You're not optimizing for statistical significance
It's important to be explicit about what Salary Confidential surveys are not trying to do, and in fact, unless you're a professional pollster with a really good command of sampling, resolutely cannot do.
If you were attempting to prove statistical significance, you would need to:
- sample against a very carefully understanding of the reality of the field (ie, be a pollster)
- account for multiple forms of bias
- likely expand sample sizes to a far larger size
- test whether observed differences persist under scrutiny (control multiple samples)
That is not the goal here. Instead, the goal is to answer highly specific personal questions:
- What do people like me seem to be making?
- Where do I fall in that range?
- Is my situation obviously out of line, or plausibly within it?
For those questions, precision comes from asking highly specific peer groups who closely match your own situation.
The result is, by definition, anecdotal. But it is highly relevant anecdotal evidence. You're not trying to prove the universal truth of compensation for a role in a given market. You're trying to gather real-life examples of compensation in a well-understood context that closely matches your own.
Choosing peers: relevance over convenience
One of the temptations in peer surveys is relying on convenience peers: people you already know or people who are easy to reach. It's not necessarily wrong, but it can limit the usefulness of the results.
Salary Confidential is designed to help you move past that limitation.
It's normal to feel awkward asking people about compensation. We've been highly conditioned to treat these as conversations that aren't supposed to happen. It's also normal to hesitate before asking strangers why they should help you.
The premise of Salary Confidential is simple:
- you can't see how any individual answers
- you won't know whether they responded at all
- participation flows both ways
This distance makes the conversation less awkward and allows you to focus on who is best positioned to provide relevant insight, not who feels easiest to ask.
When choosing peers, ask:
Who actually does comparable work? Who operates in a similar context? Who is likely to have information that would meaningfully inform my understanding?
Connection to you should be secondary.
Tight peer groups increase anonymity
Even when submissions are anonymous, the data itself still tells a story. That’s the goal of course: the results should reveal something useful. But when the sample is tightly matched, the story the data tells can only be about the group as a whole, not about the individual source of any specific result. In looser groups, the results themselves may begin to hint at who they came from, even if the submissions remain technically anonymous. (This is another way to say that a homogeneous group has more structural k-anonymity, which is an area of research we took a lot of inspiration from in the design of the Salary Confidential platform)
In the context of Salary Confidential’s mechanics, this means that when respondents all occupy very similar roles and contexts, it becomes much harder for the requester to play the parlor game of attributing any particular result to a specific individual among those they invited.
Imagine you invite eight peers from companies similar to yours, all with comparable roles and scope. One of them might worry:
"I think I'm making much less than everyone else."
"I had a huge bonus year and I'm going to stand out."

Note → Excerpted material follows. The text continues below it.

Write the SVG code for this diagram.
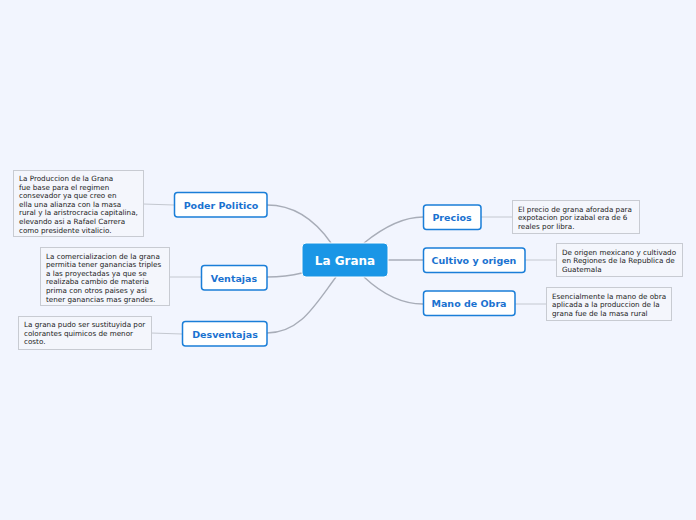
<svg xmlns="http://www.w3.org/2000/svg" width="696" height="520" viewBox="0 0 696 520">
<style>
.bg{fill:#f2f5fe}
.c{fill:none;stroke:#a8adb8;stroke-width:1.4}
.n{fill:none;stroke:#c4c8d0;stroke-width:1}
.topic{fill:#fff;stroke:#1a7ed8;stroke-width:1.5}
.tt{font-family:"DejaVu Sans",Verdana,sans-serif;font-size:9.5px;font-weight:bold;fill:#1a72d0;text-anchor:middle}
.note{fill:#f4f6fc;stroke:#c8cbd2;stroke-width:1}
.nt{font-family:"DejaVu Sans",Verdana,sans-serif;font-size:7.2px;fill:#222}
</style>
<rect class="bg" x="0" y="0" width="696" height="520"/>
<g id="connectors">
<path class="c" d="M331,243 C315,220 295,205 267,205"/>
<path class="c" d="M302,273 C290,276 280,277 267,277"/>
<path class="c" d="M336,277 C315,305 300,333 267,333"/>
<path class="c" d="M364,243 C380,230 400,217 423,217"/>
<path class="c" d="M388,260 L423,260"/>
<path class="c" d="M364,277 C380,292 400,304 423,304"/>
<path class="n" d="M143,204 L174,205"/>
<path class="n" d="M169,277 L201,277"/>
<path class="n" d="M151,333 L182,334"/>
<path class="n" d="M481,217 L512,217"/>
<path class="n" d="M525,260 L556,260"/>
<path class="n" d="M515,304 L546,304"/>
</g>
<g id="center">
<rect x="302" y="243" width="86" height="34" rx="4" fill="#1a96e6" stroke="#ffffff" stroke-width="1"/>
<text x="345" y="265" text-anchor="middle" font-family="DejaVu Sans,Verdana,sans-serif" font-size="12px" font-weight="bold" fill="#fff">La Grana</text>
</g>
<g id="poder">
<rect class="topic" x="174.5" y="192.5" width="92.5" height="24.5" rx="3"/>
<text class="tt" x="221" y="208.5">Poder Politico</text>
</g>
<g id="ventajas">
<rect class="topic" x="201.5" y="265.5" width="65.5" height="24.5" rx="3"/>
<text class="tt" x="234" y="281.5">Ventajas</text>
</g>
<g id="desventajas">
<rect class="topic" x="182.5" y="321.5" width="84.5" height="24.5" rx="3"/>
<text class="tt" x="225" y="337.5">Desventajas</text>
</g>
<g id="precios">
<rect class="topic" x="423.5" y="205" width="57.5" height="24.5" rx="3"/>
<text class="tt" x="452" y="221">Precios</text>
</g>
<g id="cultivo">
<rect class="topic" x="423.5" y="248" width="101.5" height="24.5" rx="3"/>
<text class="tt" x="474" y="264">Cultivo y origen</text>
</g>
<g id="mano">
<rect class="topic" x="423.5" y="291" width="91.5" height="24.5" rx="3"/>
<text class="tt" x="469" y="307">Mano de Obra</text>
</g>
<g id="note-poder">
<rect class="note" x="13.5" y="170.5" width="130" height="66"/>
<text class="nt" x="19" y="181">
<tspan x="19" dy="0">La Produccion de la Grana</tspan>
<tspan x="19" dy="8.6">fue base para el regimen</tspan>
<tspan x="19" dy="8.6">consevador ya que creo en</tspan>
<tspan x="19" dy="8.6">ella una alianza con la masa</tspan>
<tspan x="19" dy="8.6">rural y la aristrocracia capitalina,</tspan>
<tspan x="19" dy="8.6">elevando asi a Rafael Carrera</tspan>
<tspan x="19" dy="8.6">como presidente vitalicio.</tspan>
</text>
</g>
<g id="note-ventajas">
<rect class="note" x="40.5" y="247.5" width="129" height="58"/>
<text class="nt" x="46" y="258.5">
<tspan x="46" dy="0">La comercializacion de la grana</tspan>
<tspan x="46" dy="8.6">permitia tener ganancias triples</tspan>
<tspan x="46" dy="8.6">a las proyectadas ya que se</tspan>
<tspan x="46" dy="8.6">realizaba cambio de materia</tspan>
<tspan x="46" dy="8.6">prima con otros paises y asi</tspan>
<tspan x="46" dy="8.6">tener ganancias mas grandes.</tspan>
</text>
</g>
<g id="note-desventajas">
<rect class="note" x="18.5" y="316.5" width="133" height="33"/>
<text class="nt" x="24" y="327">
<tspan x="24" dy="0">La grana pudo ser sustituyida por</tspan>
<tspan x="24" dy="8.6">colorantes quimicos de menor</tspan>
<tspan x="24" dy="8.6">costo.</tspan>
</text>
</g>
<g id="note-precios">
<rect class="note" x="512.5" y="200.5" width="127" height="33"/>
<text class="nt" x="518" y="211.5">
<tspan x="518" dy="0">El precio de grana aforada para</tspan>
<tspan x="518" dy="8.6">expotacion por izabal era de 6</tspan>
<tspan x="518" dy="8.6">reales por libra.</tspan>
</text>
</g>
<g id="note-cultivo">
<rect class="note" x="556.5" y="243.5" width="126" height="33"/>
<text class="nt" x="562" y="254.5">
<tspan x="562" dy="0">De origen mexicano y cultivado</tspan>
<tspan x="562" dy="8.6">en Regiones de la Republica de</tspan>
<tspan x="562" dy="8.6">Guatemala</tspan>
</text>
</g>
<g id="note-mano">
<rect class="note" x="546.5" y="287.5" width="125" height="33"/>
<text class="nt" x="552" y="298.5">
<tspan x="552" dy="0">Esencialmente la mano de obra</tspan>
<tspan x="552" dy="8.6">aplicada a la produccion de la</tspan>
<tspan x="552" dy="8.6">grana fue de la masa rural</tspan>
</text>
</g>
</svg>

Even if an outlier appears in the results, it becomes difficult to trace it back to any one person. Because everyone in the peer group operates in a similar context, any result could plausibly belong to anyone.
Now compare that with a looser peer group. Suppose a sample contains two VPs and two team leads. If two very large numbers appear and two smaller ones appear, it becomes tempting to assume the large numbers belong to the VPs and the smaller numbers to the team leads.
That assumption may be wrong. But it is an easy one for the requester to make, because the structure of the peer group itself suggests the interpretation.
A tightly defined peer group creates a natural blur around individual outcomes. When respondents understand that the peer group is very tightly matched, psychological safety increases. Even when outliers appear, the similarity of the peers makes attribution harder and protects respondents.
Tight peer groups increase participation
A narrow peer group is not only useful analytically. It is also attractive to respondents.
When a survey is tightly focused, people immediately recognize themselves in it. As they read the invitation in the outreach message, they can think:
"Yes, this is clearly about people very similar to me."
That moment of recognition matters. It makes the request feel relevant rather than generic and increases curiosity about the other side of the exchange: access to the final report.
The closer a survey feels to a respondent's own situation, the more compelling the results become and the more likely people are to participate.
Designing focused peer groups isn't just about analytical clarity. It is also about making participation feel worthwhile.